Moving along, Uber’s cost of revenue came in at $1.23 billion, or 45.4 percent of net revenue, leaving the company with gross profit of $1.53 billion in the second quarter. The firm’s operating expenses of $2.24 billion were far greater than its gross profit, leading to a deficit of $614 million on an adjusted EBITDA basis (a wildly massaged profit metric that strips out many costs), and a net loss using what are implied to be GAAP (strict) accounting methods of $891 million.
It’s hard to compare lots of those figures to Uber’s prior results as the firm’s costs are lumpen. The company’s general and administrative expenses sway oddly, from $400 million in Q1’18 to $704 million in Q2’18, compared to $632 million in Q4’17. Figure that one out. Perhaps the firm fired everyone in Q1 and rehired them in Q2.
(We are not dealing with audited, SEC-ready results. Keep that in mind.)
Also Uber sold a piece of itself in Q1, allowing it to record $3 billion of income, pushing it into GAAP profit territory during the period. That’s why we won’t compare the firm’s Q1 and Q2 GAAP profits. It’s useless.
But we can say that Uber’s adjusted EBIDTA posted its second best result since Q1’17 in the second quarter of this year. The firm’s smallest-ever adjusted EBITDA loss came in Q1 of this year. So, by that adjusted metric, Uber’s two least unprofitable known quarters were the two found thus far in 2018. That’s encouraging.
Finally, Uber’s net cash consumed by operating activities was just $163 million the second quarter. Better than Q1’18’s $277 million of operating cash burn, and the second-best known result from the WSJ’s set of figures. Uber had about $7.3 billion in cash on hand at the end of its second quarter.
Ok, so that’s that. Let’s get to the fun stuff.
Uber collected a little over 23 percent of gross bookings as net revenue in the second quarter.

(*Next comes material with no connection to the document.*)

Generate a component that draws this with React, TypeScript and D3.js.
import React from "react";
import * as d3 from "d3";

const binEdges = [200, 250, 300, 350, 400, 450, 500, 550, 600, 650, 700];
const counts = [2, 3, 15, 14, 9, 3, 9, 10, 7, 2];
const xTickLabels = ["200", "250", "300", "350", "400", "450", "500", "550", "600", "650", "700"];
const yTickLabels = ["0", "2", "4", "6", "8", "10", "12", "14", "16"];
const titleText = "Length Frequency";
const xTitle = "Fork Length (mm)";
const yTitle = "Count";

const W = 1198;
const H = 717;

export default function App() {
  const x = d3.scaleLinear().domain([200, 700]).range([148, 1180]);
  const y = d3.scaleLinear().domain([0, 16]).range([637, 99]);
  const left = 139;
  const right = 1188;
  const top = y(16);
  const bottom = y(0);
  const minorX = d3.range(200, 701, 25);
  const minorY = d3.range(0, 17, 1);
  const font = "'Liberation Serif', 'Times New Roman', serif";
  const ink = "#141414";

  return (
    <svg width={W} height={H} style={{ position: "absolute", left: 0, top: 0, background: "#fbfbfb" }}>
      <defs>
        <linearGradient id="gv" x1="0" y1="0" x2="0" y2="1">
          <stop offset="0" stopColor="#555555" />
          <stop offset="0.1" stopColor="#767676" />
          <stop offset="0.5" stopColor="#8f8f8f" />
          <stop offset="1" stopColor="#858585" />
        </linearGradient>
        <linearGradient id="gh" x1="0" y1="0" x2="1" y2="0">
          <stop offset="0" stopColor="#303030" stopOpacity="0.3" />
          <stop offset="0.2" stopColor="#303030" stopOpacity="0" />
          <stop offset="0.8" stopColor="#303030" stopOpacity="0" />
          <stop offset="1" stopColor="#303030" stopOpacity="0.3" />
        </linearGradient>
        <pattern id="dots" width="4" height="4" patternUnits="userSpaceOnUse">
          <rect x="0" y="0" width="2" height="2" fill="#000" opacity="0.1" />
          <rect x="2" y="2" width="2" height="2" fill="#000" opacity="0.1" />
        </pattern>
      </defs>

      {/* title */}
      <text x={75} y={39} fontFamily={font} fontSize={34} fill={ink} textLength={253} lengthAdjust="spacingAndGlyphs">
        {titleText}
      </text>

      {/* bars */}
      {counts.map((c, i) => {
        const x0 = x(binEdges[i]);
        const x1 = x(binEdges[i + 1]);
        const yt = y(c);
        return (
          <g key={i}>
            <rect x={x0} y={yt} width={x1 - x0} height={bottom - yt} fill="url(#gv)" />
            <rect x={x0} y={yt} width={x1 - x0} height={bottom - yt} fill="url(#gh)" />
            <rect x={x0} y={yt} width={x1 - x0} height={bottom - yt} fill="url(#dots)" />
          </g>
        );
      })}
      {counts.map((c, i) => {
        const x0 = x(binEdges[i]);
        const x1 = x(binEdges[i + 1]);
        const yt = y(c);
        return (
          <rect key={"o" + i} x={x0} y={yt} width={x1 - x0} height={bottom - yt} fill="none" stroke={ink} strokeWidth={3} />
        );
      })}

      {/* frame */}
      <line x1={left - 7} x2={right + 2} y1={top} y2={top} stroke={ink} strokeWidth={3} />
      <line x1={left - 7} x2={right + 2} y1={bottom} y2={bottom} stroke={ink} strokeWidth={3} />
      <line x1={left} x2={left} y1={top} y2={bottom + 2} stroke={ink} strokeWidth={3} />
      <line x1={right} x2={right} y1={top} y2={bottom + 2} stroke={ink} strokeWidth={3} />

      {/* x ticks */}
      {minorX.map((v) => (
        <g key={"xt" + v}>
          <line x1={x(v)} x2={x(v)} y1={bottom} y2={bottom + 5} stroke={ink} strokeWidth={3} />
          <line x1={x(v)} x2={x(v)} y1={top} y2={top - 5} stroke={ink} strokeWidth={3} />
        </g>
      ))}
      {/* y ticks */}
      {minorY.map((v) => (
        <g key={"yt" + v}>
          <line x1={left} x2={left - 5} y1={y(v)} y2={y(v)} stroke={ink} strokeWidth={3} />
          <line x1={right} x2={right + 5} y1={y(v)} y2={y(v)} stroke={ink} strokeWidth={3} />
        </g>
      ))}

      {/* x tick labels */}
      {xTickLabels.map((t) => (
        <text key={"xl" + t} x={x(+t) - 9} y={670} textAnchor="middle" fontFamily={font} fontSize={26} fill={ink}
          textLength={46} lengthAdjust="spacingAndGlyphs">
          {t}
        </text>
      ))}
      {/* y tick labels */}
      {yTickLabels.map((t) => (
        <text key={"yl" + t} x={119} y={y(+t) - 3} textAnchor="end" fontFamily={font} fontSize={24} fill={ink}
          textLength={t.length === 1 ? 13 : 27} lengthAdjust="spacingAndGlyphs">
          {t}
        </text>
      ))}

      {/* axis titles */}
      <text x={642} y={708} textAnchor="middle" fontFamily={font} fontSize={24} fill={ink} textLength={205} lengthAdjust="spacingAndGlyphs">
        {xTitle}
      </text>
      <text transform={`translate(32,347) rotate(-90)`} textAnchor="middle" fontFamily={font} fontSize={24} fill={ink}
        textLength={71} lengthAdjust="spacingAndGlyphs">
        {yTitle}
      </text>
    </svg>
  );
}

That’s up from a little under 23 percent in the first quarter, and up from a smidge over 20 percent in the year-ago quarter.
From those numbers, we can see that Uber is slowly taking more of the pie over time, even as “net partner earnings” grow quickly in dollar terms: from $6.04 billion in Q2’17, to $7.81 billion in Q1’18, to $8.23 billion in the most recent quarter. Notably, net partner earnings (before promotions, incentives, and other “contra revenue” elements of Uber’s gross costs) were a little over 68 percent in Q2’18, down from just under 71 percent in the year-ago period.

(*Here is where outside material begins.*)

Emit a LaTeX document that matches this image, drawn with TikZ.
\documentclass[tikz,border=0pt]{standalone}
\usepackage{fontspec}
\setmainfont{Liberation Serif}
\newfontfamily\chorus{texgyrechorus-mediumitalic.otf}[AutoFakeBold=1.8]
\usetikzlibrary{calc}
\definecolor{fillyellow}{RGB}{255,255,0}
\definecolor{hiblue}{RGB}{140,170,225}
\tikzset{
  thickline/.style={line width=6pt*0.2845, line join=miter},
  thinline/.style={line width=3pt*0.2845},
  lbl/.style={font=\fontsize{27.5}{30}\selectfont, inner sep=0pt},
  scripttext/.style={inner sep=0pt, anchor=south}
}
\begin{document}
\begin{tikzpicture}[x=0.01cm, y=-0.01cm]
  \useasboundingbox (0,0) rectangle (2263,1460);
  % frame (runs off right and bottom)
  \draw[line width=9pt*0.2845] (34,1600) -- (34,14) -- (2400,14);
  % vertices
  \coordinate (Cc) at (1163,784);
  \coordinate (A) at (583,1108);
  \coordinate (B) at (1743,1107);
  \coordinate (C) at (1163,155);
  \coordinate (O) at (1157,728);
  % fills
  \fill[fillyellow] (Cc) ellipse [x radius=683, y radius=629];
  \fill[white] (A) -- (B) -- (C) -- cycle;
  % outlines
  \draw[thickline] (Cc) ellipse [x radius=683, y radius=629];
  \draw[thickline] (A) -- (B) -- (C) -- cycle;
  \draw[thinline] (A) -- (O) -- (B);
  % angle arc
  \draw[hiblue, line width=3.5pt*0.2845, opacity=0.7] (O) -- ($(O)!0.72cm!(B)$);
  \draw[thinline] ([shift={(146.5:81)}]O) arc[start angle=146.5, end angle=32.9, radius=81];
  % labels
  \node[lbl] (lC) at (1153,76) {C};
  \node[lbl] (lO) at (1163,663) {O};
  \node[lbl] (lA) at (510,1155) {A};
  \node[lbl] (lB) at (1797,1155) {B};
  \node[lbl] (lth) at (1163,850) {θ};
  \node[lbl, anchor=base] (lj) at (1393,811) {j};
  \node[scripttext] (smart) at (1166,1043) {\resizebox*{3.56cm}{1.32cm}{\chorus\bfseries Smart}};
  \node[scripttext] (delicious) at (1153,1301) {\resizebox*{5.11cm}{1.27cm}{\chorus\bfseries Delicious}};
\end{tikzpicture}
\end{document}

These numbers help us understand that Uber is squeezing dollars out of its network. If the unicorn can take a larger cut of gross spend over time while boosting driver earnings, perhaps there is a point in which Uber’s business makes money for itself, and makes sense for drivers. That’s still far off, of course, and uncertain.
Uber’s cost structure remains far larger than its available quarterly gross profit. For example, in Q2 the company’s sales and marketing an general and administrative costs totaled $1.44 billion, or about 94 percent of gross profit. That’s before research and development costs and stock-based compensation, among other expenses.
Thus while Uber’s operating cash burn isn’t staggering, its collected cost structure is large and the firm deeply unprofitable. And, given the sheer gap between its operating costs and gross profit, Uber is a long drive from turning in positive GAAP anything.
It’s hard to tell when Uber may cross over to some sort of profitability. While its gross bookings expand, and its net revenue grows, so too do its costs. Uber’s Q2’18 sales and marketing costs were the highest at least since Q1’17. Its research and development costs set the same record, as did its general and administrative expenses. Depreciation was down, in fairness, and the company’s operations and support costs were only their third-highest ever. But, the big numbers keep going up as does Uber’s revenue. When you are operating at a stiff profit deficit, that’s not super encouraging.
Regardless, we’ll know more in three months. What would be interesting is if Uber managed to hold costs flat for a minute while its revenue grew. That would demonstrate that it may be able to chart a path to real profit. That might be enough for it to go public.